Direction:
Copy out the material below in full, but not its images.

Information provided:
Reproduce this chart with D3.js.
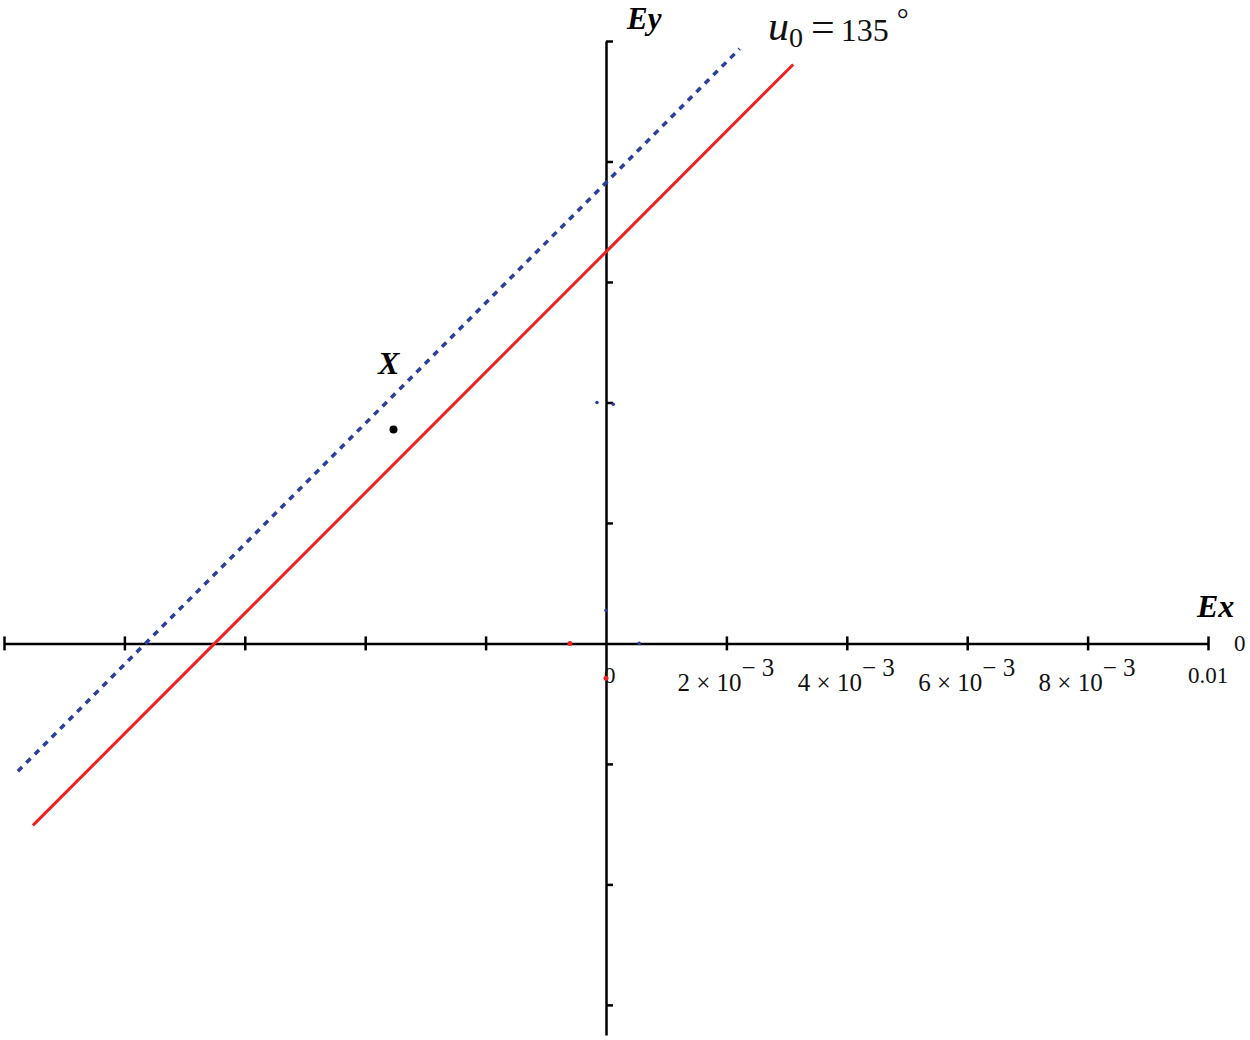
<!DOCTYPE html>
<html>
<head>
<meta charset="utf-8">
<script src="https://cdn.jsdelivr.net/npm/d3@7"></script>
<style>
  body { margin: 0; background: #fff; }
  svg { display: block; }
  text { font-family: "Liberation Serif", "DejaVu Serif", serif; }
</style>
</head>
<body>
<svg id="chart"></svg>
<script>
const width = 1250, height = 1040;

// lines (Ex, Ey)
const redLine = [[-0.00952, -0.00302], [-0.0065, 0], [0, 0.0065], [0.00311, 0.00961]];
const blueLine = [[-0.00977, -0.00212], [-0.00765, 0], [0, 0.00765], [0.00222, 0.00987]];
const blackDot = [[-0.00353, 0.00355]];
const redSpecks = [[-0.0006, 0.0], [0.0, -0.00058]];
const blueSpecks = [[-0.00015, 0.004], [0.00012, 0.00397], [0.0, 0.00055], [0.00055, 0.0]];

const xTicks = [-0.01, -0.008, -0.006, -0.004, -0.002, 0.002, 0.004, 0.006, 0.008, 0.01];
const xTickLabels = [
  { v: 0.002, m: '2' }, { v: 0.004, m: '4' }, { v: 0.006, m: '6' }, { v: 0.008, m: '8' }
];
const yTicks = [-0.006, -0.004, -0.002, 0.002, 0.004, 0.006, 0.008, 0.01];

const x = d3.scaleLinear().domain([-0.01, 0.01]).range([4, 1208]);
const y = d3.scaleLinear().domain([-0.0065, 0.01]).range([1035, 41]);

const svg = d3.select('#chart').attr('width', width).attr('height', height);

// x axis
const xAxis = svg.append('g')
  .attr('transform', `translate(0, ${y(0)})`)
  .call(d3.axisBottom(x).tickValues(xTicks).tickSizeInner(7).tickSizeOuter(0).tickFormat(''));
xAxis.select('.domain').attr('stroke', '#000').attr('stroke-width', 2.5);
xAxis.selectAll('.tick line').attr('y1', -7).attr('stroke-width', 2.5);

// y axis
const yAxis = svg.append('g')
  .attr('transform', `translate(${x(0)}, 0)`)
  .call(d3.axisLeft(y).tickValues(yTicks).tickSizeInner(7).tickSizeOuter(0).tickFormat(''));
yAxis.select('.domain').attr('stroke', '#000').attr('stroke-width', 2.5);
yAxis.selectAll('.tick line').attr('x2', 7).attr('stroke-width', 2.5);

// x tick labels
xTickLabels.forEach(t => {
  const tx = svg.append('text')
    .attr('x', x(t.v) - 49)
    .attr('y', y(0) + 48)
    .attr('font-size', 25)
    .attr('fill', '#111');
  tx.append('tspan').text(`${t.m} \u00d7 10`);
  tx.append('tspan').attr('dy', -15).attr('font-size', 25).text('\u2212 3');
});
svg.append('text').attr('x', x(0.01) - 20).attr('y', y(0) + 40)
  .attr('font-size', 23).attr('fill', '#111').text('0.01');
svg.append('text').attr('x', x(0.01) + 26).attr('y', y(0) + 8)
  .attr('font-size', 23).attr('fill', '#111').text('0');
svg.append('text').attr('x', x(0) - 2).attr('y', y(0) + 40)
  .attr('font-size', 23).attr('fill', '#111').text('0');

// data lines
const line = d3.line().x(d => x(d[0])).y(d => y(d[1]));
svg.append('path').datum(blueLine).attr('d', line)
  .attr('fill', 'none').attr('stroke', '#2b3f9c').attr('stroke-width', 3.5)
  .attr('stroke-dasharray', '6 6');
svg.append('path').datum(redLine).attr('d', line)
  .attr('fill', 'none').attr('stroke', '#ee2222').attr('stroke-width', 3);

svg.selectAll('.rs').data(redSpecks).enter().append('circle')
  .attr('cx', d => x(d[0])).attr('cy', d => y(d[1])).attr('r', 2.5).attr('fill', '#ee2222');
svg.selectAll('.bs').data(blueSpecks).enter().append('circle')
  .attr('cx', d => x(d[0])).attr('cy', d => y(d[1])).attr('r', 1.8).attr('fill', '#2b3f9c');
svg.selectAll('.bd').data(blackDot).enter().append('circle')
  .attr('cx', d => x(d[0])).attr('cy', d => y(d[1])).attr('r', 4).attr('fill', '#000');

// axis titles and annotations
svg.append('text').attr('x', 627).attr('y', 29)
  .attr('font-size', 31).attr('font-weight', 'bold').attr('font-style', 'italic').text('Ey');
svg.append('text').attr('x', 1197).attr('y', 617)
  .attr('font-size', 32).attr('font-weight', 'bold').attr('font-style', 'italic').text('Ex');
svg.append('text').attr('x', 378).attr('y', 374)
  .attr('font-size', 32).attr('font-weight', 'bold').attr('font-style', 'italic').text('X');

const u = svg.append('text').attr('x', 768).attr('y', 40).attr('fill', '#111');
u.append('tspan').attr('font-size', 42).attr('font-style', 'italic').text('u');
u.append('tspan').attr('font-size', 28).attr('dy', 7).text('0');
u.append('tspan').attr('font-size', 42).attr('dy', -6).attr('dx', 8).text('=');
u.append('tspan').attr('font-size', 32).attr('dx', 6).text('135');
u.append('tspan').attr('font-size', 30).attr('dy', -12).attr('dx', 8).text('\u00b0');
</script>
</body>
</html>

The completed task:
Reproduce this chart with D3.js.
<!DOCTYPE html>
<html>
<head>
<meta charset="utf-8">
<script src="https://cdn.jsdelivr.net/npm/d3@7"></script>
<style>
  body { margin: 0; background: #fff; }
  svg { display: block; }
  text { font-family: "Liberation Serif", "DejaVu Serif", serif; }
</style>
</head>
<body>
<svg id="chart"></svg>
<script>
const width = 1250, height = 1040;

// lines (Ex, Ey)
const redLine = [[-0.00952, -0.00302], [-0.0065, 0], [0, 0.0065], [0.00311, 0.00961]];
const blueLine = [[-0.00977, -0.00212], [-0.00765, 0], [0, 0.00765], [0.00222, 0.00987]];
const blackDot = [[-0.00353, 0.00355]];
const redSpecks = [[-0.0006, 0.0], [0.0, -0.00058]];
const blueSpecks = [[-0.00015, 0.004], [0.00012, 0.00397], [0.0, 0.00055], [0.00055, 0.0]];

const xTicks = [-0.01, -0.008, -0.006, -0.004, -0.002, 0.002, 0.004, 0.006, 0.008, 0.01];
const xTickLabels = [
  { v: 0.002, m: '2' }, { v: 0.004, m: '4' }, { v: 0.006, m: '6' }, { v: 0.008, m: '8' }
];
const yTicks = [-0.006, -0.004, -0.002, 0.002, 0.004, 0.006, 0.008, 0.01];

const x = d3.scaleLinear().domain([-0.01, 0.01]).range([4, 1208]);
const y = d3.scaleLinear().domain([-0.0065, 0.01]).range([1035, 41]);

const svg = d3.select('#chart').attr('width', width).attr('height', height);

// x axis
const xAxis = svg.append('g')
  .attr('transform', `translate(0, ${y(0)})`)
  .call(d3.axisBottom(x).tickValues(xTicks).tickSizeInner(7).tickSizeOuter(0).tickFormat(''));
xAxis.select('.domain').attr('stroke', '#000').attr('stroke-width', 2.5);
xAxis.selectAll('.tick line').attr('y1', -7).attr('stroke-width', 2.5);

// y axis
const yAxis = svg.append('g')
  .attr('transform', `translate(${x(0)}, 0)`)
  .call(d3.axisLeft(y).tickValues(yTicks).tickSizeInner(7).tickSizeOuter(0).tickFormat(''));
yAxis.select('.domain').attr('stroke', '#000').attr('stroke-width', 2.5);
yAxis.selectAll('.tick line').attr('x2', 7).attr('stroke-width', 2.5);

// x tick labels
xTickLabels.forEach(t => {
  const tx = svg.append('text')
    .attr('x', x(t.v) - 49)
    .attr('y', y(0) + 48)
    .attr('font-size', 25)
    .attr('fill', '#111');
  tx.append('tspan').text(`${t.m} \u00d7 10`);
  tx.append('tspan').attr('dy', -15).attr('font-size', 25).text('\u2212 3');
});
svg.append('text').attr('x', x(0.01) - 20).attr('y', y(0) + 40)
  .attr('font-size', 23).attr('fill', '#111').text('0.01');
svg.append('text').attr('x', x(0.01) + 26).attr('y', y(0) + 8)
  .attr('font-size', 23).attr('fill', '#111').text('0');
svg.append('text').attr('x', x(0) - 2).attr('y', y(0) + 40)
  .attr('font-size', 23).attr('fill', '#111').text('0');

// data lines
const line = d3.line().x(d => x(d[0])).y(d => y(d[1]));
svg.append('path').datum(blueLine).attr('d', line)
  .attr('fill', 'none').attr('stroke', '#2b3f9c').attr('stroke-width', 3.5)
  .attr('stroke-dasharray', '6 6');
svg.append('path').datum(redLine).attr('d', line)
  .attr('fill', 'none').attr('stroke', '#ee2222').attr('stroke-width', 3);

svg.selectAll('.rs').data(redSpecks).enter().append('circle')
  .attr('cx', d => x(d[0])).attr('cy', d => y(d[1])).attr('r', 2.5).attr('fill', '#ee2222');
svg.selectAll('.bs').data(blueSpecks).enter().append('circle')
  .attr('cx', d => x(d[0])).attr('cy', d => y(d[1])).attr('r', 1.8).attr('fill', '#2b3f9c');
svg.selectAll('.bd').data(blackDot).enter().append('circle')
  .attr('cx', d => x(d[0])).attr('cy', d => y(d[1])).attr('r', 4).attr('fill', '#000');

// axis titles and annotations
svg.append('text').attr('x', 627).attr('y', 29)
  .attr('font-size', 31).attr('font-weight', 'bold').attr('font-style', 'italic').text('Ey');
svg.append('text').attr('x', 1197).attr('y', 617)
  .attr('font-size', 32).attr('font-weight', 'bold').attr('font-style', 'italic').text('Ex');
svg.append('text').attr('x', 378).attr('y', 374)
  .attr('font-size', 32).attr('font-weight', 'bold').attr('font-style', 'italic').text('X');

const u = svg.append('text').attr('x', 768).attr('y', 40).attr('fill', '#111');
u.append('tspan').attr('font-size', 42).attr('font-style', 'italic').text('u');
u.append('tspan').attr('font-size', 28).attr('dy', 7).text('0');
u.append('tspan').attr('font-size', 42).attr('dy', -6).attr('dx', 8).text('=');
u.append('tspan').attr('font-size', 32).attr('dx', 6).text('135');
u.append('tspan').attr('font-size', 30).attr('dy', -12).attr('dx', 8).text('\u00b0');
</script>
</body>
</html>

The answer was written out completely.